On Fri, Dec 18, 2009 at 3:16 PM, Roland Fischer <roland.fischer@xxxxxxxxxx> wrote:
hi all,

glusterfsversion 3.0.0
replication: server-side-replication

we have 2 glusterfs server with glusterfs v 3.0.0 and one clienthost with glusterfs v3.0.0. Now we have one partition which contains office-files and short videos.

We simulate a serverfailture on gfs-01-01 (rcnetwork stop; sleep 300; rcnetwork start). After rcnetwork stop on gfs-01-01 we see at the client host at mountpoints

/GFS/office-data02': Transport endpoint is not connected   => we cant do anything on this partition. If gfs-01-01 comes back online the partition is accessable. same situation at gfs-01-02
but here if we make a df the clienthost does nothing. if gfs-01-02 is back online the partition is again accessable.

clientlog. (rcnetwork down on gfs-01-01)
[2009-12-18 12:06:51] W [fuse-bridge.c:722:fuse_attr_cbk] glusterfs-fuse: 41: STAT() /funny => -1 (Transport endpoint is not connected)
[2009-12-18 12:06:55] W [fuse-bridge.c:722:fuse_attr_cbk] glusterfs-fuse: 42: STAT() /funny => -1 (Transport endpoint is not connected)
[2009-12-18 12:06:55] W [fuse-bridge.c:2342:fuse_statfs_cbk] glusterfs-fuse: 43: ERR => -1 (Transport endpoint is not connected)

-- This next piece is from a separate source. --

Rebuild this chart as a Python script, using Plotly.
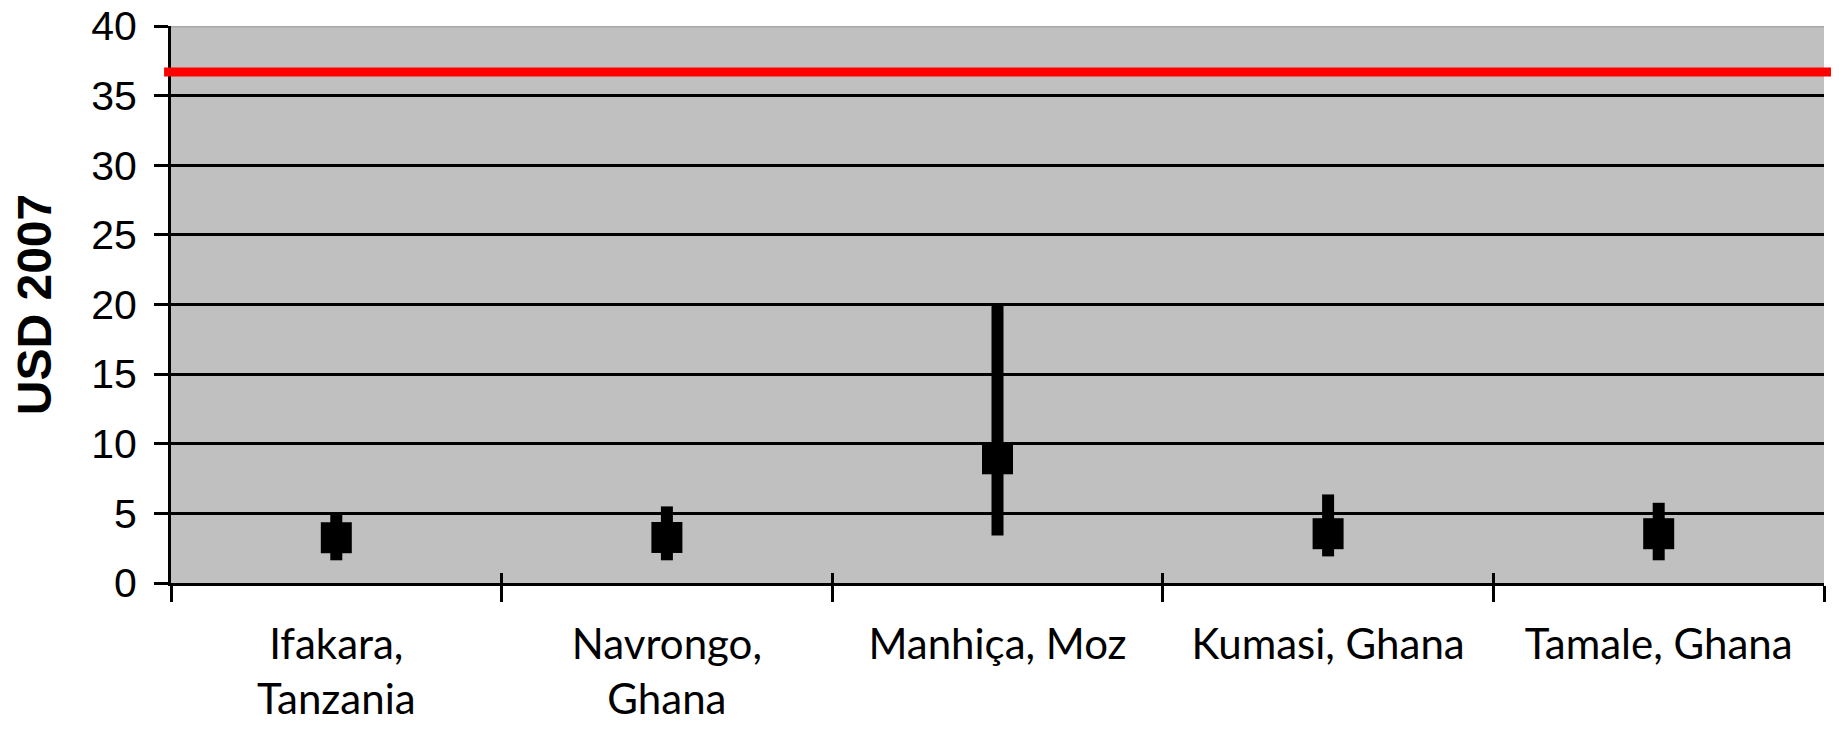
import plotly.graph_objects as go

sites = ["Ifakara,<br>Tanzania", "Navrongo,<br>Ghana", "Manhiça, Moz", "Kumasi, Ghana", "Tamale, Ghana"]
cost_mean = [3.25, 3.27, 8.92, 3.54, 3.54]
cost_upper = [4.9, 5.5, 20.0, 6.36, 5.76]
cost_lower = [1.63, 1.63, 3.42, 1.91, 1.63]
threshold = 36.7
y_ticks = [0, 5, 10, 15, 20, 25, 30, 35, 40]

err_plus = [u - m for u, m in zip(cost_upper, cost_mean)]
err_minus = [m - l for m, l in zip(cost_mean, cost_lower)]

fig = go.Figure()
fig.add_trace(go.Scatter(
    x=sites, y=cost_mean, mode="markers",
    marker=dict(symbol="square", size=31, color="black"),
    error_y=dict(type="data", symmetric=False, array=err_plus, arrayminus=err_minus,
                 thickness=12, width=0, color="black"),
    showlegend=False, hoverinfo="skip",
))
# invisible companion trace to carry the inside half of the crossing x ticks
fig.add_trace(go.Scatter(
    x=sites, y=cost_mean, mode="markers", xaxis="x2",
    marker=dict(opacity=0), showlegend=False, hoverinfo="skip",
))

fig.add_shape(type="line", xref="paper", yref="y", x0=-0.0042, x1=1.0045,
              y0=threshold, y1=threshold, line=dict(color="#FF0000", width=9), layer="above")
fig.add_shape(type="line", xref="paper", yref="y", x0=0, x1=1,
              y0=40, y1=40, line=dict(color="#A6A6A6", width=3), layer="above")

fig.update_layout(
    width=1823, height=716,
    margin=dict(l=163, r=7, t=18, b=141),
    paper_bgcolor="white", plot_bgcolor="#C0C0C0",
    xaxis=dict(type="category", categoryarray=sites, range=[-0.5, 4.5],
               tickson="boundaries", ticks="outside", ticklen=16, tickwidth=3, tickcolor="black",
               showline=True, linecolor="black", linewidth=3, showgrid=False,
               ticklabelstandoff=23,
               tickfont=dict(family="Lato", size=42, color="black"), automargin=False),
    xaxis2=dict(type="category", categoryarray=sites, range=[-0.5, 4.5], overlaying="x",
                anchor="y", side="bottom", tickson="boundaries", ticks="inside", ticklen=10,
                tickwidth=3, tickcolor="black", showticklabels=False, showgrid=False,
                showline=False, automargin=False),
    yaxis=dict(range=[0, 40], tickvals=y_ticks, ticks="outside", ticklen=14, tickwidth=3,
               tickcolor="black", showline=True, linecolor="black", linewidth=3,
               showgrid=True, gridcolor="black", gridwidth=3, zeroline=False,
               ticklabelstandoff=9, ticklabeloverflow="allow",
               tickfont=dict(family="Liberation Sans", size=41, color="black"),
               title=dict(text="<b>USD 2007</b>", standoff=34,
                          font=dict(family="Liberation Sans", size=48, color="black")),
               automargin=False),
)

fig.write_html("out.html")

clientlog: (rcnetwork down on gfs-01-02)
[2009-12-18 12:11:48] E [client-protocol.c:415:client_ping_timer_expired] office-data02-rr: Server 192.168.11.82:7000 has not responded in the last 42 seconds, disconnecting.
[2009-12-18 12:11:48] E [saved-frames.c:165:saved_frames_unwind] office-data02-rr: forced unwinding frame type(1) op(STAT)
[2009-12-18 12:11:48] W [fuse-bridge.c:722:fuse_attr_cbk] glusterfs-fuse: 58: STAT() /funny => -1 (Transport endpoint is not connected)
[2009-12-18 12:11:48] E [saved-frames.c:165:saved_frames_unwind] office-data02-rr: forced unwinding frame type(1) op(STATFS)
[2009-12-18 12:11:48] W [fuse-bridge.c:2342:fuse_statfs_cbk] glusterfs-fuse: 59: ERR => -1 (Transport endpoint is not connected)
[2009-12-18 12:11:48] E [saved-frames.c:165:saved_frames_unwind] office-data02-rr: forced unwinding frame type(2) op(PING)
[2009-12-18 12:11:48] N [client-protocol.c:6972:notify] office-data02-rr: disconnected
[2009-12-18 12:11:48] N [client-protocol.c:6224:client_setvolume_cbk] office-data02-rr: Connected to 192.168.11.11:7000, attached to remote volume 'office-data02'.
[2009-12-18 12:11:48] N [client-protocol.c:6224:client_setvolume_cbk] office-data02-rr: Connected to 192.168.11.11:7000, attached to remote volume 'office-data02'.


Did we do anything wrong? Are the volfile wrong? This couldnt be a normal behavior?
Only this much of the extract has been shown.